▶ [Supplied data]
───
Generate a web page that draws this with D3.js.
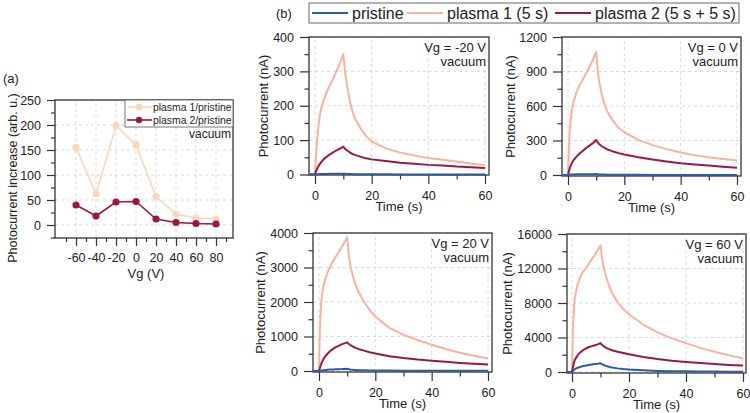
<!DOCTYPE html>
<html><head><meta charset="utf-8">
<script src="https://cdn.jsdelivr.net/npm/d3@7"></script>
<style>
body{margin:0;background:#fff;}
svg{font-family:"Liberation Sans",Arial,sans-serif;}
</style></head>
<body><svg id="c" width="750" height="413"></svg>
<script>
// ---------- DATA ----------
// panel (a)
const vgValues = [-60, -40, -20, 0, 20, 40, 60, 80];
const plasma1Ratio = [155, 62, 199, 160, 57, 22, 14, 12];
const plasma2Ratio = [40, 18, 46, 47, 12, 5, 3, 2];
const aXTicks = [-60, -40, -20, 0, 20, 40, 60, 80];
const aYTicks = [0, 50, 100, 150, 200, 250];

// panel (b) time base (s)
const T = [-2, 0, 0.3, 0.7, 1, 1.5, 2, 3, 4, 5, 6, 7, 8, 9, 10, 10.5, 11, 12, 13, 14, 16, 18, 20, 25, 30, 35, 40, 45, 50, 55, 60];
// Vg = -20 V
const pristineM20 = [0, 0, 0.5, 0.8, 1, 1.2, 1.5, 1.7, 1.8, 2, 2, 2.2, 2.3, 2.4, 2.5, 2, 1.5, 1.3, 1.1, 1, 0.8, 0.6, 0.5, 0.4, 0.3, 0.2, 0.2, 0.1, 0.1, 0, 0];
const plasma1M20 = [0, 0, 45, 95, 125, 160, 185, 215, 237, 255, 272, 290, 308, 328, 350, 305, 275, 225, 190, 165, 135, 112, 96, 76, 64, 55, 48, 43, 38, 32, 27];
const plasma2M20 = [0, 0, 8, 16, 21, 28, 34, 44, 51, 57, 62, 67, 72, 76, 81, 76, 72, 66, 61, 57, 52, 47, 44, 39, 34, 31, 28, 26, 23, 21, 19];
// Vg = 0 V
const pristine0 = [0, 0, 2, 3, 4, 4.5, 5, 5.5, 5.8, 6, 6.5, 7, 7.3, 7.6, 8, 6.5, 5, 4, 3.5, 3, 2.6, 2.2, 2, 1.5, 1, 0.8, 0.6, 0.4, 0.3, 0.2, 0];
const plasma10 = [0, 0, 230, 420, 500, 580, 640, 720, 775, 820, 865, 910, 960, 1010, 1070, 920, 820, 700, 610, 550, 470, 410, 370, 305, 260, 225, 195, 172, 155, 140, 127];
const plasma20 = [0, 0, 30, 65, 85, 110, 130, 160, 185, 205, 225, 245, 262, 280, 305, 285, 270, 250, 235, 222, 205, 190, 178, 155, 135, 118, 103, 92, 82, 72, 63];
// Vg = 20 V
const pristine20 = [0, 0, 5, 10, 15, 20, 25, 35, 40, 45, 48, 52, 55, 60, 65, 55, 45, 35, 30, 25, 20, 17, 15, 12, 10, 9, 8, 7, 6, 5, 5];
const plasma120 = [0, 0, 1200, 1900, 2150, 2400, 2600, 2850, 3030, 3180, 3320, 3450, 3580, 3720, 3880, 3400, 3100, 2750, 2500, 2300, 2000, 1770, 1580, 1250, 1050, 900, 760, 640, 530, 440, 360];
const plasma220 = [0, 0, 80, 180, 250, 330, 400, 500, 580, 640, 690, 730, 770, 800, 830, 790, 760, 710, 670, 640, 590, 545, 505, 430, 375, 330, 295, 265, 235, 210, 185];
// Vg = 60 V
const pristine60 = [0, 0, 100, 250, 330, 420, 500, 610, 690, 760, 820, 870, 920, 960, 1020, 900, 820, 700, 600, 520, 420, 340, 280, 190, 130, 100, 75, 60, 45, 35, 25];
const plasma160 = [0, 0, 5000, 7500, 8500, 9500, 10200, 11100, 11700, 12100, 12600, 13100, 13600, 14100, 14700, 13300, 12300, 11000, 10000, 9200, 8100, 7300, 6700, 5500, 4600, 3900, 3350, 2800, 2350, 1950, 1600];
const plasma260 = [0, 0, 500, 1100, 1400, 1700, 1950, 2300, 2550, 2750, 2900, 3000, 3100, 3200, 3350, 3150, 3000, 2800, 2650, 2520, 2350, 2200, 2050, 1750, 1500, 1300, 1150, 1030, 920, 820, 740];

const timeTicks = [0, 20, 40, 60];
const yTicksM20 = [0, 100, 200, 300, 400];
const yTicks0 = [0, 300, 600, 900, 1200];
const yTicks20 = [0, 1000, 2000, 3000, 4000];
const yTicks60 = [0, 4000, 8000, 12000, 16000];
const seriesNames = ["pristine", "plasma 1 (5 s)", "plasma 2 (5 s + 5 s)"];

// ---------- STYLE ----------
const C_PRI = "#2b5aab", C_P1 = "#f8b3a0", C_P2 = "#9b1746";
const C_P1A = "#fcd6b8";
const AX = "#333";
const GRID = "#cfcfcf";
const svg = d3.select("#c");
const fmt = d => String(d);

function frameAxes(g, x, y, xTicks, xMinor, yTicks, yMinor, opt) {
  const [x0, x1] = x.range(), [y0, y1] = y.range();
  g.append("g").selectAll("line").data(xTicks).join("line")
    .attr("x1", d => x(d)).attr("x2", d => x(d)).attr("y1", y0).attr("y2", y1)
    .attr("stroke", GRID).attr("stroke-dasharray", "3,3").attr("stroke-width", 0.8);
  g.append("g").selectAll("line").data(yTicks).join("line")
    .attr("y1", d => y(d)).attr("y2", d => y(d)).attr("x1", x0).attr("x2", x1)
    .attr("stroke", GRID).attr("stroke-dasharray", "3,3").attr("stroke-width", 0.8);
  const xa = g.append("g").attr("transform", `translate(0,${y0})`)
    .call(d3.axisBottom(x).tickValues(xTicks).tickSize(opt.tick).tickPadding(opt.xpad).tickFormat(fmt));
  const xm = g.append("g").attr("transform", `translate(0,${y0})`)
    .call(d3.axisBottom(x).tickValues(xMinor).tickSize(opt.tick / 2).tickFormat(""));
  const ya = g.append("g").attr("transform", `translate(${x0},0)`)
    .call(d3.axisLeft(y).tickValues(yTicks).tickSize(opt.tick).tickPadding(opt.ypad).tickFormat(fmt));
  const ym = g.append("g").attr("transform", `translate(${x0},0)`)
    .call(d3.axisLeft(y).tickValues(yMinor).tickSize(opt.tick / 2).tickFormat(""));
  [xa, xm, ya, ym].forEach(a => {
    a.select(".domain").remove();
    a.selectAll("line").attr("stroke", AX).attr("stroke-width", 1.2);
    a.selectAll("text").attr("fill", "#222").style("font-size", opt.font + "px")
      .style("font-family", '"Liberation Sans",Arial,sans-serif');
  });
  g.append("rect").attr("x", x0).attr("y", y1).attr("width", x1 - x0).attr("height", y0 - y1)
    .attr("fill", "none").attr("stroke", AX).attr("stroke-width", 1.3);
}

// ---------- PANEL (a) ----------
{
  const g = svg.append("g");
  const x = d3.scaleLinear().domain([-81, 97]).range([55, 233]);
  const y = d3.scaleLinear().domain([-26, 250]).range([238, 100]);
  frameAxes(g, x, y, aXTicks, [-70, -50, -30, -10, 10, 30, 50, 70, 90],
    aYTicks, [-25, 25, 75, 125, 175, 225], {tick: 8, xpad: 7, ypad: 6, font: 12.5});
  const line = d3.line().x((d, i) => x(vgValues[i])).y(d => y(d));
  [[plasma1Ratio, C_P1A], [plasma2Ratio, C_P2]].forEach(([arr, col]) => {
    g.append("path").attr("d", line(arr)).attr("fill", "none").attr("stroke", col).attr("stroke-width", 1.6);
    g.append("g").selectAll("circle").data(arr).join("circle")
      .attr("cx", (d, i) => x(vgValues[i])).attr("cy", d => y(d)).attr("r", 3.6).attr("fill", col);
  });
  g.append("rect").attr("x", 125).attr("y", 100).attr("width", 108).attr("height", 27)
    .attr("fill", "#fff").attr("stroke", "#555").attr("stroke-width", 0.8);
  [["plasma 1/pristine", C_P1A, 107], ["plasma 2/pristine", C_P2, 120]].forEach(([t, col, yy]) => {
    g.append("line").attr("x1", 127).attr("x2", 152).attr("y1", yy).attr("y2", yy).attr("stroke", col).attr("stroke-width", 1.6);
    g.append("circle").attr("cx", 139).attr("cy", yy).attr("r", 3.2).attr("fill", col);
    g.append("text").attr("x", 153).attr("y", yy + 3.7).text(t).style("font-size", "10.4px").attr("fill", "#222");
  });
  g.append("text").attr("x", 231).attr("y", 138).attr("text-anchor", "end").text("vacuum").style("font-size", "12px").attr("fill", "#222");
  g.append("text").attr("transform", "translate(17,178) rotate(-90)").attr("text-anchor", "middle")
    .text("Photocurrent increase (arb. u.)").style("font-size", "12.5px").attr("fill", "#222");
  g.append("text").attr("x", 146).attr("y", 278).attr("text-anchor", "middle").text("Vg (V)").style("font-size", "13px").attr("fill", "#222");
  g.append("text").attr("x", 3).attr("y", 83).text("(a)").style("font-size", "13px").attr("fill", "#222");
}

// ---------- PANEL (b) ----------
svg.append("text").attr("x", 276).attr("y", 18).text("(b)").style("font-size", "13px").attr("fill", "#222");
{
  const lg = svg.append("g");
  lg.append("rect").attr("x", 309).attr("y", 3).attr("width", 430).attr("height", 20)
    .attr("fill", "#fff").attr("stroke", "#666").attr("stroke-width", 1);
  const items = [[seriesNames[0], C_PRI, 312], [seriesNames[1], C_P1, 407], [seriesNames[2], C_P2, 555]];
  items.forEach(([t, col, xx]) => {
    lg.append("line").attr("x1", xx).attr("x2", xx + 36).attr("y1", 13).attr("y2", 13).attr("stroke", col).attr("stroke-width", 2);
    lg.append("text").attr("x", xx + 40).attr("y", 19).text(t).style("font-size", "16px").attr("fill", "#222");
  });
}

const panels = [
  {frame: [309, 489, 37, 175], zero: 174.5, top: 400, ticks: yTicksM20, step: 50, label: "Vg = -20 V", data: [pristineM20, plasma1M20, plasma2M20], tx: 315, t60: 485, ylab: 41},
  {frame: [562, 741, 37, 176], zero: 175, top: 1200, ticks: yTicks0, step: 150, label: "Vg = 0 V", data: [pristine0, plasma10, plasma20], tx: 568, t60: 737, ylab: 47},
  {frame: [313, 492, 233, 372], zero: 371, top: 4000, ticks: yTicks20, step: 500, label: "Vg = 20 V", data: [pristine20, plasma120, plasma220], tx: 319, t60: 488, ylab: 48},
  {frame: [567, 746, 234, 373], zero: 372, top: 16000, ticks: yTicks60, step: 2000, label: "Vg = 60 V", data: [pristine60, plasma160, plasma260], tx: 572, t60: 743, ylab: 55}
];

panels.forEach(p => {
  const [fl, fr, ft, fb] = p.frame;
  const pxPerS = (p.t60 - p.tx) / 60;
  const x = d3.scaleLinear().domain([(fl - p.tx) / pxPerS, (fr - p.tx) / pxPerS]).range([fl, fr]);
  const pxPerU = (p.zero - ft) / p.top;
  const y = d3.scaleLinear().domain([-(fb - p.zero) / pxPerU, p.top]).range([fb, ft]);
  const g = svg.append("g");
  const yMinor = p.ticks.slice(0, -1).map(v => v + p.step);
  frameAxes(g, x, y, timeTicks, [10, 30, 50], p.ticks, yMinor, {tick: 9, xpad: 7, ypad: 6, font: 12.5});
  const line = d3.line().x((d, i) => x(T[i])).y(d => y(d));
  [[p.data[1], C_P1], [p.data[2], C_P2], [p.data[0], C_PRI]].forEach(([arr, col]) => {
    g.append("path").attr("d", line(arr)).attr("fill", "none").attr("stroke", col).attr("stroke-width", 2).attr("stroke-linejoin", "round");
  });
  g.append("text").attr("x", fr - 3).attr("y", ft + 15).attr("text-anchor", "end").text(p.label).style("font-size", "13px").attr("fill", "#222");
  g.append("text").attr("x", fr - 3).attr("y", ft + 29).attr("text-anchor", "end").text("vacuum").style("font-size", "13px").attr("fill", "#222");
  g.append("text").attr("transform", `translate(${fl - p.ylab},${(ft + fb) / 2}) rotate(-90)`).attr("text-anchor", "middle")
    .text("Photocurrent (nA)").style("font-size", "13px").attr("fill", "#222");
  g.append("text").attr("x", (fl + fr) / 2).attr("y", fb + 36).attr("text-anchor", "middle").text("Time (s)").style("font-size", "13px").attr("fill", "#222");
});
</script></body></html>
───
▶ [Exercise objective] Repeat, word for word and with no pictures, only the lines running from the beginning of the data to the line that contains "const aYTicks = [0, 50, 100, 150, 200, 250];".

▶ [Task answer]
Generate a web page that draws this with D3.js.
<!DOCTYPE html>
<html><head><meta charset="utf-8">
<script src="https://cdn.jsdelivr.net/npm/d3@7"></script>
<style>
body{margin:0;background:#fff;}
svg{font-family:"Liberation Sans",Arial,sans-serif;}
</style></head>
<body><svg id="c" width="750" height="413"></svg>
<script>
// ---------- DATA ----------
// panel (a)
const vgValues = [-60, -40, -20, 0, 20, 40, 60, 80];
const plasma1Ratio = [155, 62, 199, 160, 57, 22, 14, 12];
const plasma2Ratio = [40, 18, 46, 47, 12, 5, 3, 2];
const aXTicks = [-60, -40, -20, 0, 20, 40, 60, 80];
const aYTicks = [0, 50, 100, 150, 200, 250];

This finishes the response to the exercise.